DARPA speech-to-speech research

November 1st, 2006

PhraselatorToday’s Washington Post has an article, First Ears, Then Hearts and Minds, on DARPA’s continuing efforts to develop automatic, real-time spoken language translation. This is part of a 50+ year investment in developing human language technology, including, speech, by the DoD. A current diver, of course, is the extreme shortage of Arabic linguists, translators and interpreters in the military.

One recently deployed result is the Phraselator, a PDA like translation device developed by VoxTec, an Annapolis-based company. Early versions of the device were used in Afghanistan in 2001 and more recent ones are ion use in Iraq. VoxTec’s Phraselator is a one-way device recognizes a set of pre-defined phrases and plays a corresponding recorded translation. Since the speech, language and domain models are in software, it can be easily ported to new languages or domains.

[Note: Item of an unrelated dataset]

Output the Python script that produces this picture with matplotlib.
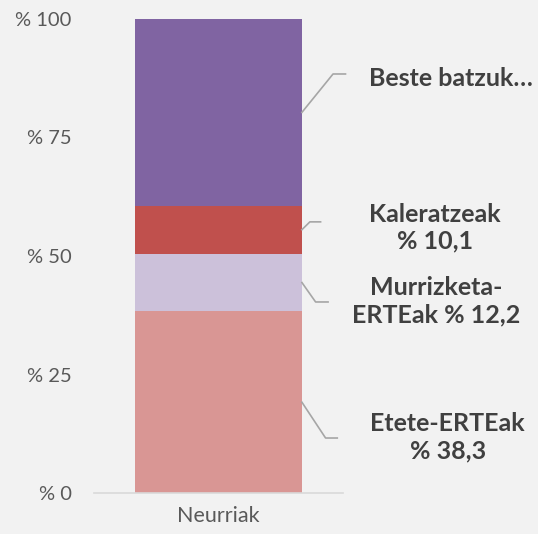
import numpy as np
import matplotlib.pyplot as plt

# Data (percentages, bottom to top)
category = "Neurriak"
labels = ["Etete-ERTEak\n% 38,3", "Murrizketa-\nERTEak % 12,2", "Kaleratzeak\n% 10,1", "Beste batzuk…"]
values = [38.3, 12.2, 10.1, 39.4]
colors = ["#D99694", "#CCC1DA", "#C0504D", "#8064A2"]
yticks = [0, 25, 50, 75, 100]
ytick_labels = ["% 0", "% 25", "% 50", "% 75", "% 100"]

# label layout: (elbow x, elbow y, line end x, text x, text y) in data coords
label_pos = [
    (0.43, 11.6, 0.477, 0.92, 11.8),
    (0.39, 40.3, 0.44, 0.875, 40.5),
    (0.367, 57.2, 0.41, 0.87, 56.0),
    (0.46, 88.4, 0.51, 0.935, 87.5),
]

plt.rcParams['font.family'] = ['Lato', 'DejaVu Sans']
bg = "#F2F2F2"
fig = plt.figure(figsize=(5.38, 5.34), dpi=100, facecolor=bg)
ax = fig.add_axes([94 / 538, 41 / 534, 249 / 538, 474 / 534])
ax.set_facecolor(bg)

bar_w = 0.67
bottoms = np.concatenate([[0], np.cumsum(values)[:-1]])
ax.bar([0] * len(values), values, bottom=bottoms, width=bar_w, color=colors, zorder=2)

ax.set_xlim(-0.5, 0.5)
ax.set_ylim(0, 100)
ax.set_xticks([0])
ax.set_xticklabels([category], fontsize=15.5, color="#595959")
ax.set_yticks(yticks)
ax.set_yticklabels(ytick_labels, fontsize=14.5, color="#595959")
ax.tick_params(length=0, pad=16)
ax.tick_params(axis='x', pad=9)
for s in ["top", "right", "left"]:
    ax.spines[s].set_visible(False)
ax.spines["bottom"].set_color("#D9D9D9")
ax.spines["bottom"].set_linewidth(1.2)

# leader lines and labels
for v, b, lab, (ex, ey, lx, tx, ty) in zip(values, bottoms, labels, label_pos):
    mid = b + v / 2
    ax.plot([bar_w / 2, ex, lx], [mid, ey, ey], color="#A6A6A6", lw=1.2,
            clip_on=False, zorder=3)
    ax.text(tx, ty, lab, ha="center", va="center", fontsize=18, fontweight="bold",
            color="#404040", linespacing=1.2, clip_on=False)

fig.savefig("out.png", dpi=100, facecolor=bg)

The DoD is also using a similar translation device developed by Integrated Wave Technologies that lets one enter key phrases that are then turned into appropriate Arabic sentences.

“You say ‘house search’ and then it will say in Arabic: ‘We’re here to search your house. Please stay in this room. Do you have any weapons?’” said Tim McCune, the company’s president.

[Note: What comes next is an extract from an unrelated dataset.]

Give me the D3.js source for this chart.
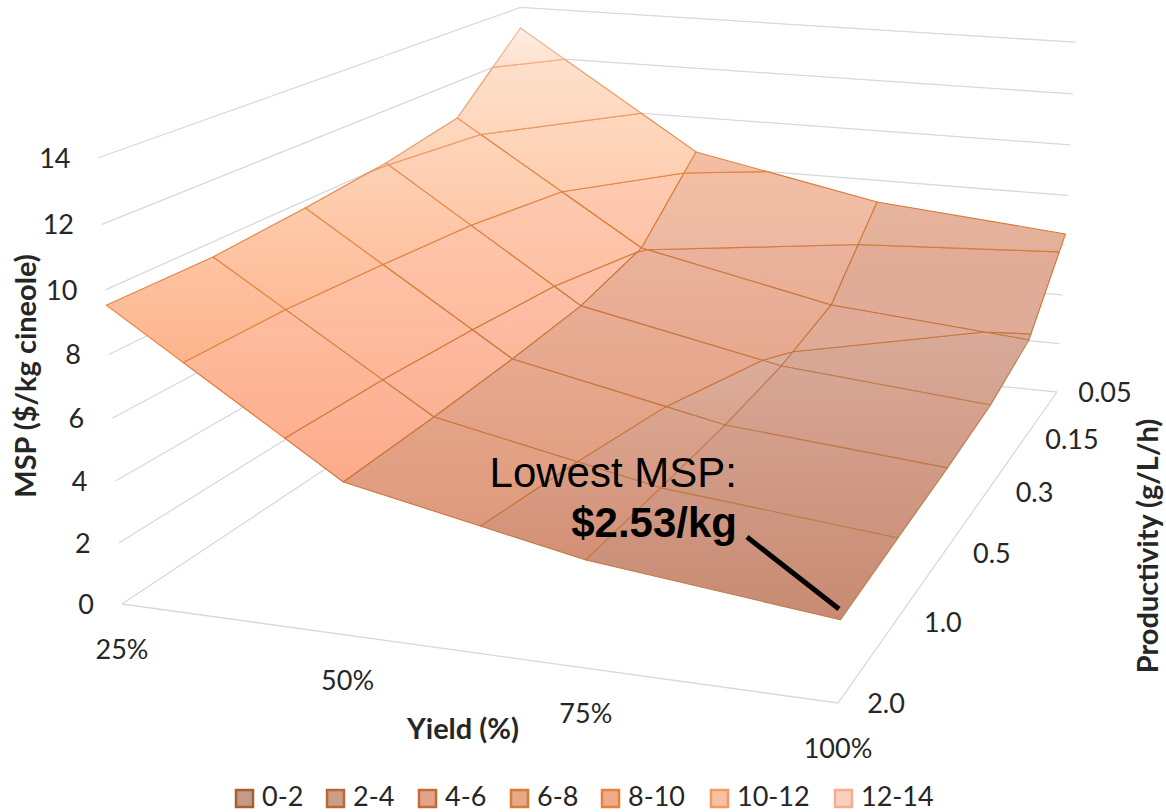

The limitation of both devices is that they are one-way — they do not allow a two-way conversation.

“In years past, there wasn’t a great need for the individual soldier to speak a foreign language to do his mission,” said Wayne Richards, branch chief for technology implementation at U.S. Joint Forces Command. But in Iraq and Afghanistan, soldiers are increasingly interacting with Iraqi civilians, giving advice at checkpoints or guidance during home searches, he said. During those door-to-door searches, the soldiers need to be able to calm them down and reassure them,” Richards said. “We’re fighting for hearts and minds. But if I can’t tell her, ‘Ma’am, please calm down,’ . . . that wouldn’t be assuring.”

DARPA has an ongoing research program, Translation System for Tactical Use (TRANSTAC) , in which IBM, SRI and CMU were recently funded to develop the next generation of portable speech to speech translation systems. SRI’s IraqComm, for example, “performs bidirectional, speech-to-speech machine translation between English and colloquial Iraqi Arabic.” IBM’s MASTOR is a software only solution that can run on a PDA or laptop computer and is designed as a “two-way, free form speech translator that assists human communication using natural spoken language for people who do not share a common language.” CMU’s project is developing a “two-way translation between English and Arabic Iraqi” and “investigating issues surrounding the rapid deployment of new languages, especially, low-resource languages and colloquial dialects.”

While progress in speech-to-speech translation is steady, it is also slow. It will be many years before we have the Universal Translator seen in Star Trek. Not only could that device handle virtually all alien languages, it could even communicate with non-biological life forms. It could not, however, talk to lawyers.